Bowles, a point guard from Cleveland, Tenn., who committed to the school last November, collapsed while practicing at Wichita State's Koch Arena. He was rushed to nearby Via Christi hospital and eventually was released on Sunday after undergoing a variety of tests.

If Bowles continues his career, he will not be the first player to compete at the Division I level with an ICD.

Allan Chaney, who had his ICD installed in 2010, averaged 14.5 points and 8.1 rebounds for High Point last season. He had transferred from Virginia Tech, where doctors would not clear him to play. Also, Will Kimble competed for UTEP from 2004-06 with an ICD. Utah State's Danny Berger has been cleared to play this season, according to ESPN.com's Andy Katz. Berger went into cardiac arrest in December and received an ICD. He is allowed to compete without any restrictions.

It is not, however, common for a player to continue competing.

Iowa State coach Fred Hoiberg's NBA career ended after he was diagnosed with a heart ailment and received an ICD. Former New Mexico forward Emmanuel Negedu, who wasn't cleared by doctors at Tennessee, played until a bad reading on his ICD ended his career in 2011.

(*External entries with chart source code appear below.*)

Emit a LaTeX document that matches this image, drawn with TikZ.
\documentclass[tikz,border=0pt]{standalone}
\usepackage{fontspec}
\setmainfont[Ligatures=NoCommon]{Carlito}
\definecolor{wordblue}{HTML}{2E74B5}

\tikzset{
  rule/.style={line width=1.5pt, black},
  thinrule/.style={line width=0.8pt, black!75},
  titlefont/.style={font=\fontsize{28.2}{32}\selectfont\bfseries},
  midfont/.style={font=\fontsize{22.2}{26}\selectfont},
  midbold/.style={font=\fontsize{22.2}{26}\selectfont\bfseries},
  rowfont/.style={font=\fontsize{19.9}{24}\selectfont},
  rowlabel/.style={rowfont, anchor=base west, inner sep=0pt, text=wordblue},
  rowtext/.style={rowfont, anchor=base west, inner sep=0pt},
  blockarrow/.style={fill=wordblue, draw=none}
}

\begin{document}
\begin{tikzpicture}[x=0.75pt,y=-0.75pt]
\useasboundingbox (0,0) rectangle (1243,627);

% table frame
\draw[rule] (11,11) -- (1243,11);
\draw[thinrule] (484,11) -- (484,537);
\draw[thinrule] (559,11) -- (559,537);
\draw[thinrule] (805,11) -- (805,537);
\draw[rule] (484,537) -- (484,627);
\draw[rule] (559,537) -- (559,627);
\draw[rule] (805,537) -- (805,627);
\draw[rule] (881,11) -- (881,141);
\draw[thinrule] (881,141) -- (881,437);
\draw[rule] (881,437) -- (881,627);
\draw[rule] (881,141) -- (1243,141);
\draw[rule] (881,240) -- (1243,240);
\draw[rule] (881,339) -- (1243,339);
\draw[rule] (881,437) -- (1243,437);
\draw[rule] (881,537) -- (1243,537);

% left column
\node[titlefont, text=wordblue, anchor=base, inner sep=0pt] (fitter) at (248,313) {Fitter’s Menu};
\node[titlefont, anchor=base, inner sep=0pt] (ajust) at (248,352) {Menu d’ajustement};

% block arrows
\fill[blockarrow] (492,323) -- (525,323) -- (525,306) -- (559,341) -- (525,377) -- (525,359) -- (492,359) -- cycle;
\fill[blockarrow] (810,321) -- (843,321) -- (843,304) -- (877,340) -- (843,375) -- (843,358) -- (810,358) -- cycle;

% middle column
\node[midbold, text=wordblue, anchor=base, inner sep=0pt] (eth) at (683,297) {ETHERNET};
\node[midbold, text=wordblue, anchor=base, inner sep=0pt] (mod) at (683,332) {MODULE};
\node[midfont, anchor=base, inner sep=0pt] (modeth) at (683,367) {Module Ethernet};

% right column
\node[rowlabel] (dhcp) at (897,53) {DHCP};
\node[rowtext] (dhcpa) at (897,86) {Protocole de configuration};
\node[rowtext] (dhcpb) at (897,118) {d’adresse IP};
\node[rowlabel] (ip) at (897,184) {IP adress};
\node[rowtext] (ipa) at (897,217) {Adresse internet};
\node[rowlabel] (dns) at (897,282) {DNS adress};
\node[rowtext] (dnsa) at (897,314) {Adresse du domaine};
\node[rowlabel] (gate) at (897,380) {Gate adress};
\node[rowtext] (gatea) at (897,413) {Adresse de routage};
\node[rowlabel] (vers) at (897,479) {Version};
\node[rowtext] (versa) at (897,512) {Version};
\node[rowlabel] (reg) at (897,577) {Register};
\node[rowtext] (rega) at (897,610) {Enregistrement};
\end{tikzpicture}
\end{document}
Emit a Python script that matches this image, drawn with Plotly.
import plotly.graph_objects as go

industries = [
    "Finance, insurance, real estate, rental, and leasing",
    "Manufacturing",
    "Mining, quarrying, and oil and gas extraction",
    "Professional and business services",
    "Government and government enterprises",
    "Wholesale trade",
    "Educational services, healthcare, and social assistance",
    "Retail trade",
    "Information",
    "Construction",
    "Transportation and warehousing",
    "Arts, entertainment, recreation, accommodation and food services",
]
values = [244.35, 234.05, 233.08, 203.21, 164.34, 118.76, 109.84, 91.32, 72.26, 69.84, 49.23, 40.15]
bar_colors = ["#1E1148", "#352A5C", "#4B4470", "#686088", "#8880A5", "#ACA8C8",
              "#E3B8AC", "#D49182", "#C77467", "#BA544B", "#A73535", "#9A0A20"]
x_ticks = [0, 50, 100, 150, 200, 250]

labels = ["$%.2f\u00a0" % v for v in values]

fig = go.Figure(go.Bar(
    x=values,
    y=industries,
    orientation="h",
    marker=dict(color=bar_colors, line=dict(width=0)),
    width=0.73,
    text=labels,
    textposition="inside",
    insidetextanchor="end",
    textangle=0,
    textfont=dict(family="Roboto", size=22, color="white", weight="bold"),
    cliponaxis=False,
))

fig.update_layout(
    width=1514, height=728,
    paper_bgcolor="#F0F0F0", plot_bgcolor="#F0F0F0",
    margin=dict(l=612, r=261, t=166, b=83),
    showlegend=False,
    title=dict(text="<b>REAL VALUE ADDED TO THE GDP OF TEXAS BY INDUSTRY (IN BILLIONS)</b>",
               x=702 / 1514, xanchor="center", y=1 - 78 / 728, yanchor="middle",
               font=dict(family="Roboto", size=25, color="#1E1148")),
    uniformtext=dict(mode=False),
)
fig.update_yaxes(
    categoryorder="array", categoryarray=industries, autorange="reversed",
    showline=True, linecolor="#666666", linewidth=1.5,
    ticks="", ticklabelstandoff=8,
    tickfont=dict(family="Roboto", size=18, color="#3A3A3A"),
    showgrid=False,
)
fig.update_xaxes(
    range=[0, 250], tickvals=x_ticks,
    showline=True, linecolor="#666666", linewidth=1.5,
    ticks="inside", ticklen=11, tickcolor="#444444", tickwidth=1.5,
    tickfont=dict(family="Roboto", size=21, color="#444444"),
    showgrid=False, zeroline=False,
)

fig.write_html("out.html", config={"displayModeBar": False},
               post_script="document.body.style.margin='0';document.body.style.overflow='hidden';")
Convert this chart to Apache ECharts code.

Creighton's Josh Jones quit basketball in December after fainting before a game against Nebraska. He had subsequent surgery to correct atrial flutters.

Concerns about heart issues among athletes, especially basketball players, have been amplified since former Loyola Marymount star Hank Gathers collapsed and died in a regular-season game in 1990. He'd been diagnosed with hypertrophic cardiomyopathy prior to his death.

Many people afflicted with similar heart ailments have no obvious signs of their conditions.

"The hardest part is I had no symptoms. I felt great," Hoiberg told ESPN.com last year. "I'd just had my best year in the NBA, and here I'm told that I'm going to have to have a procedure that you normally associate with your grandparents. I was 32 years old, I had four kids. It was extremely difficult. … But I was basically out there on the court playing with a ticking time bomb in my chest."